3. Stasiun sampai Padalarang (itu masih juauuh dari Bandung). Menuju Bandung, nanti nyambung kereta reguler. Haiyaaa, celdas banget owe. Semoga besok2 disambungkan ke Bandung, itupun di tegalluar.
Solusi:
1. Teruskan pembangunan, talangi pakai duit APBN
2. Biarkan saja mangkrak, toh ini kan b2b. Swasta gitu loh, nggak ada urusannya sama pemerintah
Implikasi Jika dibantu APBN:
1. Sekali APBN terbenam diproyek ini, maka lagi, lagi, dan lagi APBN akan dibenamkan. Nanti nyambungin Padalarang - Bandung, APBN. Tiba2 membengkak lagi, talangi lagi
2. Tiket penumpang nanti disubsidi juga sama APBN dong. Harus. Kudu. Kagak disubsidi, kan nanggung, bangunnya sudah ditalangi. Nanti uang APBN nggak balik, jadi tambah lagi duit di sana. Haiyaa, itu logika kok ajaib hloh.
Implikasi jika tidak dibantu:
1. Swasta yg bangun, bangkrut, dipailitkan
2. China invest, saham swasta lokal terdilusi, jika diijinkan 100% kereta ini bisa dimiliki China
3. Jika kita nolak china invest, karena kereta tdk bisa 100% milik asing, tuntut-menuntut pasti. Tapi ehem, namanya swasta, biarin saja toh. BUMN bangkrut saja biarin saja katanya. Tutup.
Fakta yang terlupakan:
1. Menhub Jonan dulu menolak proyek kereta cepat ini. Dia pakar kereta loh. Kamu kira pakar kereta itu kayak komisaris yang itu sekarang? Halu! Seharusnya Menhub dulu didengerin, bukan malah digeser
2. B2B itu bohong. Business to business, swasta. Karena pada kenyataannya, ini BUMN to BUMN, ternyata maksudnya B2B itu BUMN to BUMN. Ambyar. Di Indonesia itu, BUMN ambyar, talangi!
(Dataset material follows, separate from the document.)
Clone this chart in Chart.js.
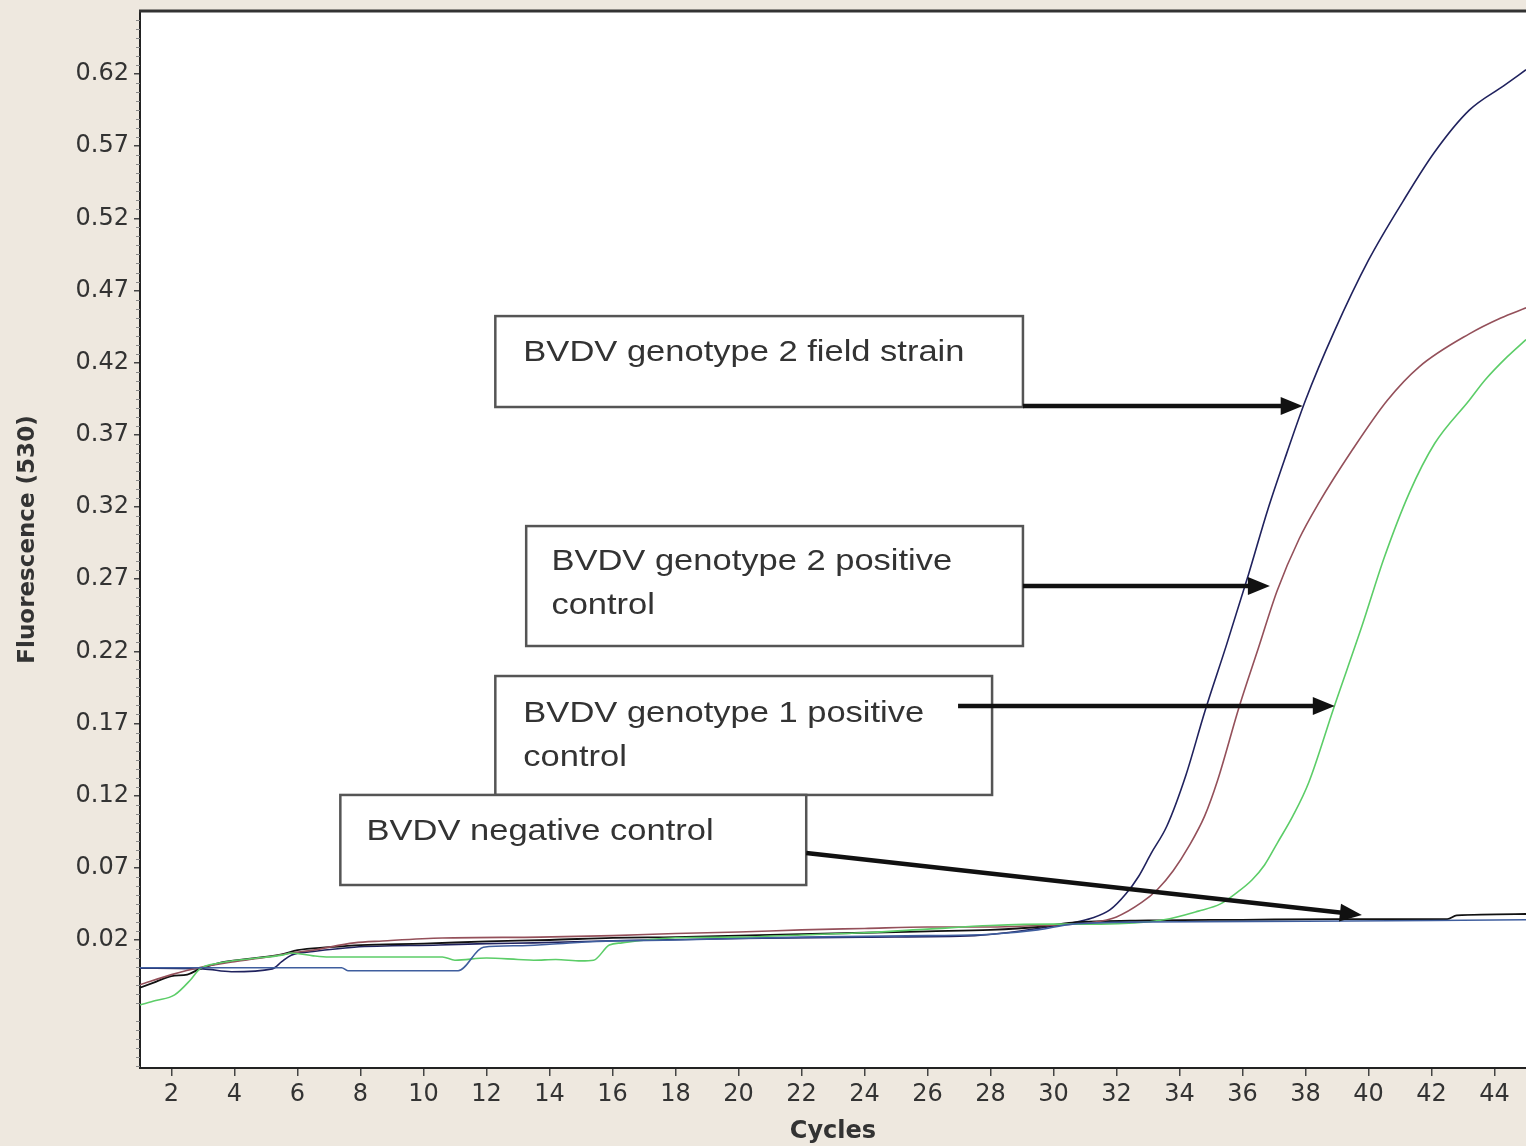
<!DOCTYPE html>
<html><head><meta charset="utf-8">
<script src="https://cdn.jsdelivr.net/npm/chart.js@4.4.1/dist/chart.umd.min.js"></script>
<style>
html,body{margin:0;padding:0;background:#eee8df;}
canvas{display:block;}
</style>
</head><body>
<canvas id="c" width="1526" height="1146"></canvas>
<script>
// ---------- DATA ----------
const xTickValues = [2,4,6,8,10,12,14,16,18,20,22,24,26,28,30,32,34,36,38,40,42,44];
const yTickValues = [0.02,0.07,0.12,0.17,0.22,0.27,0.32,0.37,0.42,0.47,0.52,0.57,0.62];

const fieldCycles = [1,3.0,3.9,5.2,5.5,5.8,6.5,7.8,10.5,12,13.5,16,20,24,27.5,28.5,29.5,30.6,31.2,31.8,32.3,32.7,33.1,33.6,34.2,34.8,35.5,36.2,36.8,37.4,38.0,38.9,40.0,41.1,42.1,43.2,44.3,45.0];
const fieldValues = [0.0005,0.0,-0.002,0.0,0.005,0.0095,0.012,0.015,0.0165,0.0175,0.018,0.0195,0.021,0.022,0.023,0.025,0.028,0.032,0.035,0.041,0.052,0.064,0.080,0.099,0.134,0.178,0.225,0.274,0.318,0.357,0.394,0.441,0.491,0.532,0.566,0.595,0.612,0.623];

const g2PosCycles = [1,2,2.9,4,5,5.8,6.5,7.8,8.7,10.6,13.7,16,18,20,22,24,26,28,29.5,30.6,31.2,32.0,32.8,33.3,33.8,34.3,34.8,35.2,35.9,36.5,37.1,37.8,38.4,39.5,40.6,41.6,43.2,44.2,45.0];
const g2PosValues = [-0.011,-0.004,0.001,0.005,0.008,0.011,0.013,0.018,0.0193,0.0214,0.022,0.023,0.0245,0.0255,0.027,0.028,0.029,0.029,0.030,0.031,0.032,0.036,0.046,0.055,0.068,0.085,0.106,0.130,0.182,0.222,0.262,0.298,0.322,0.360,0.394,0.417,0.440,0.451,0.458];

const g1PosCycles = [1,1.5,2.1,2.6,2.9,3.5,4.5,5.5,5.8,6.5,7,10.6,11,12,13,13.5,14.2,15,15.4,15.9,16.3,18,20,22,24,26,28,30,31.5,33.5,34.6,35.3,35.8,36.3,36.7,37.1,37.6,38.1,38.9,39.8,40.5,41.3,42.1,43.2,43.7,44.4,45];
const g1PosValues = [-0.025,-0.022,-0.018,-0.0077,0.0,0.004,0.007,0.0095,0.011,0.009,0.0082,0.0082,0.006,0.0075,0.0065,0.006,0.0065,0.0055,0.006,0.0165,0.018,0.0215,0.022,0.0235,0.025,0.0275,0.030,0.031,0.031,0.034,0.040,0.045,0.0525,0.0616,0.072,0.087,0.106,0.129,0.181,0.238,0.285,0.330,0.364,0.394,0.408,0.424,0.436];

const negCycles = [1,1.5,2,2.5,2.9,3.5,4.5,5.5,6.0,7.0,8.0,10,12,14,16,18,20,22,24,26,28,29.5,30.6,33,36,39,42.5,42.8,45];
const negValues = [-0.013,-0.009,-0.005,-0.004,0.0,0.004,0.007,0.010,0.013,0.015,0.0165,0.0175,0.019,0.020,0.0215,0.022,0.023,0.024,0.025,0.026,0.027,0.029,0.032,0.0335,0.034,0.0345,0.0345,0.037,0.038];

const trace5Cycles = [1,7.4,7.6,11.1,11.9,13,14,15.5,18,20,22,24,26,28,29.5,30.6,33,38,42,45];
const trace5Values = [0.0008,0.0008,-0.0013,-0.0013,0.015,0.016,0.017,0.019,0.020,0.021,0.022,0.0225,0.023,0.024,0.027,0.031,0.0325,0.033,0.0335,0.034];

const annotationLines = [
  ["BVDV genotype 2 field strain"],
  ["BVDV genotype 2 positive","control"],
  ["BVDV genotype 1 positive","control"],
  ["BVDV negative control"]
];

// ---------- LAYOUT of annotations (data coordinates) ----------
const annoLayout = [
  {box:[12.28,29.03,0.4523,0.3893], textX:13.17, baselines:[0.4212]},
  {box:[13.26,29.03,0.3068,0.2237], textX:14.06, baselines:[0.2764,0.2459]},
  {box:[12.28,28.05,0.2029,0.1205], textX:13.17, baselines:[0.1710,0.1406]},
  {box:[7.36,22.15,0.1205,0.0581],  textX:8.19,  baselines:[0.0893]}
];
const arrowLayout = [
  [29.03,0.390,37.91,0.390],
  [29.03,0.2653,36.87,0.2653],
  [26.97,0.1821,38.93,0.1821],
  [22.15,0.0803,39.79,0.0373]
];

const pts = (xs, ys) => xs.map((x,i)=>({x:x, y:ys[i]}));

const bgPlugin = {
  id:'bg',
  beforeDraw(chart){
    const {ctx, chartArea:a} = chart;
    ctx.save();
    ctx.fillStyle = '#eee8df';
    ctx.fillRect(0,0,chart.width,chart.height);
    ctx.fillStyle = '#ffffff';
    ctx.fillRect(a.left,a.top,a.right-a.left,a.bottom-a.top);
    ctx.restore();
  },
  afterDraw(chart){
    const {ctx, chartArea:a, scales:{y}} = chart;
    ctx.save();
    ctx.strokeStyle = '#333';
    ctx.lineWidth = 3;
    ctx.beginPath(); ctx.moveTo(a.left-1, a.top); ctx.lineTo(chart.width, a.top); ctx.stroke();
    ctx.strokeStyle = '#888';
    ctx.lineWidth = 1;
    const step = 0.05/8;
    for (let k=-20;k<=110;k++){
      const v = 0.02 + k*step;
      if (v < y.min || v > y.max) continue;
      if (k % 8 === 0) continue;
      const py = Math.round(y.getPixelForValue(v))+0.5;
      ctx.beginPath(); ctx.moveTo(a.left-4, py); ctx.lineTo(a.left, py); ctx.stroke();
    }
    ctx.restore();
  }
};

const annoPlugin = {
  id:'anno',
  afterDatasetsDraw(chart){
    const {ctx, scales:{x,y}} = chart;
    ctx.save();
    const sx = 1.15;
    annoLayout.forEach((a,i)=>{
      const x1=x.getPixelForValue(a.box[0]), x2=x.getPixelForValue(a.box[1]);
      const y1=y.getPixelForValue(a.box[2]), y2=y.getPixelForValue(a.box[3]);
      ctx.fillStyle='#ffffff';
      ctx.fillRect(x1,y1,x2-x1,y2-y1);
      ctx.strokeStyle='#555';
      ctx.lineWidth=2.5;
      ctx.strokeRect(x1,y1,x2-x1,y2-y1);
      ctx.fillStyle='#333';
      ctx.font='30px "Liberation Sans", Arial, sans-serif';
      ctx.textAlign='left';
      ctx.textBaseline='alphabetic';
      annotationLines[i].forEach((t,j)=>{
        const tx = x.getPixelForValue(a.textX), ty = y.getPixelForValue(a.baselines[j]);
        ctx.save();
        ctx.translate(tx, ty);
        ctx.scale(sx, 1);
        ctx.fillText(t, 0, 0);
        ctx.restore();
      });
    });
    ctx.strokeStyle='#111'; ctx.fillStyle='#111'; ctx.lineWidth=4.5; ctx.lineCap='butt';
    arrowLayout.forEach(r=>{
      const sx0=x.getPixelForValue(r[0]), sy=y.getPixelForValue(r[1]);
      const ex=x.getPixelForValue(r[2]), ey=y.getPixelForValue(r[3]);
      const ang=Math.atan2(ey-sy, ex-sx0);
      const hl=22, hw=9;
      const bx=ex-hl*Math.cos(ang), by=ey-hl*Math.sin(ang);
      ctx.beginPath(); ctx.moveTo(sx0,sy); ctx.lineTo(bx+2*Math.cos(ang),by+2*Math.sin(ang)); ctx.stroke();
      ctx.beginPath();
      ctx.moveTo(ex,ey);
      ctx.lineTo(bx - hw*Math.sin(ang), by + hw*Math.cos(ang));
      ctx.lineTo(bx + hw*Math.sin(ang), by - hw*Math.cos(ang));
      ctx.closePath(); ctx.fill();
    });
    ctx.restore();
  }
};

const mk = (label, xs, ys, color, w) => ({
  label, data: pts(xs, ys), borderColor: color, backgroundColor: color,
  borderWidth: w, pointRadius: 0, fill: false, cubicInterpolationMode: 'monotone'
});

new Chart(document.getElementById('c'), {
  type: 'line',
  data: {
    datasets: [
      mk('Trace 5', trace5Cycles, trace5Values, '#3f5e9e', 1.6),
      mk('BVDV genotype 1 positive control', g1PosCycles, g1PosValues, '#5ccd68', 1.6),
      mk('BVDV genotype 2 positive control', g2PosCycles, g2PosValues, '#94505a', 1.6),
      mk('BVDV negative control', negCycles, negValues, '#111111', 1.8),
      mk('BVDV genotype 2 field strain', fieldCycles, fieldValues, '#20225e', 1.6)
    ]
  },
  options: {
    responsive: false,
    devicePixelRatio: 1,
    animation: false,
    layout: { padding: { top: 11, right: 0, left: 0, bottom: 0 } },
    plugins: { legend: { display: false }, tooltip: { enabled: false } },
    scales: {
      x: {
        type: 'linear', min: 1, max: 45,
        afterBuildTicks: s => { s.ticks = xTickValues.map(v=>({value:v})); },
        afterFit: s => { s.height = 78; s.paddingLeft = 0; s.paddingRight = 0; },
        ticks: { color: '#333', font: { family: '"DejaVu Sans", Verdana, sans-serif', size: 24 }, padding: 4, maxRotation: 0, autoSkip: false, callback: v => String(v) },
        grid: { drawOnChartArea: false, drawTicks: true, tickLength: 8, color: '#444', lineWidth: 1.5 },
        border: { display: true, color: '#222', width: 2 },
        title: { display: true, text: 'Cycles', color: '#333', font: { family: '"DejaVu Sans", Verdana, sans-serif', size: 24, weight: 'bold' }, padding: { top: 0, bottom: 0 } }
      },
      y: {
        type: 'linear', min: -0.0687, max: 0.6637,
        afterBuildTicks: s => { s.ticks = yTickValues.map(v=>({value:v})); },
        afterFit: s => { s.width = 140; s.paddingTop = 0; s.paddingBottom = 0; },
        ticks: { color: '#333', font: { family: '"DejaVu Sans", Verdana, sans-serif', size: 24 }, padding: 5, autoSkip: false, callback: v => Number(v).toFixed(2) },
        grid: { drawOnChartArea: false, drawTicks: true, tickLength: 6, color: '#444', lineWidth: 1.5 },
        border: { display: true, color: '#222', width: 2 },
        title: { display: true, text: 'Fluorescence (530)', color: '#333', font: { family: '"DejaVu Sans", Verdana, sans-serif', size: 23, weight: 'bold' }, padding: { top: 14, bottom: 0 } }
      }
    }
  },
  plugins: [bgPlugin, annoPlugin]
});
</script>
</body></html>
3. Proyek ini adalah pencitraan tingkat tinggi. Buat apa sih ada kereta cepat Jakarta-Bandung? Harusnya dulu bikin saja kereta cepat Jakarta-Depok dulu.
Terakhir: mereka sebenarnya tahuuu sekali semua poin-poin ini. Tapi memang, gengsi dan pencitraan itu bisa bikin buta logika. Lihatlah, Garuda sampai hari ini terus mau diselamatkan. Gengsi. Padahal negara-negara maju, sudah sejak jaman dulu tidak punya lagi maskapai nasional.
Kalau kamu nanya saya, maka simpel: silahkan China yang pusing di proyek kereta cepat ini. Toh duitnya dari mereka. Selesai. Mau mangkrak, mau apapun, woii, KADRUN, itu proyek swasta! B2B! Emang lu kira kayak Candi Hambalang apa?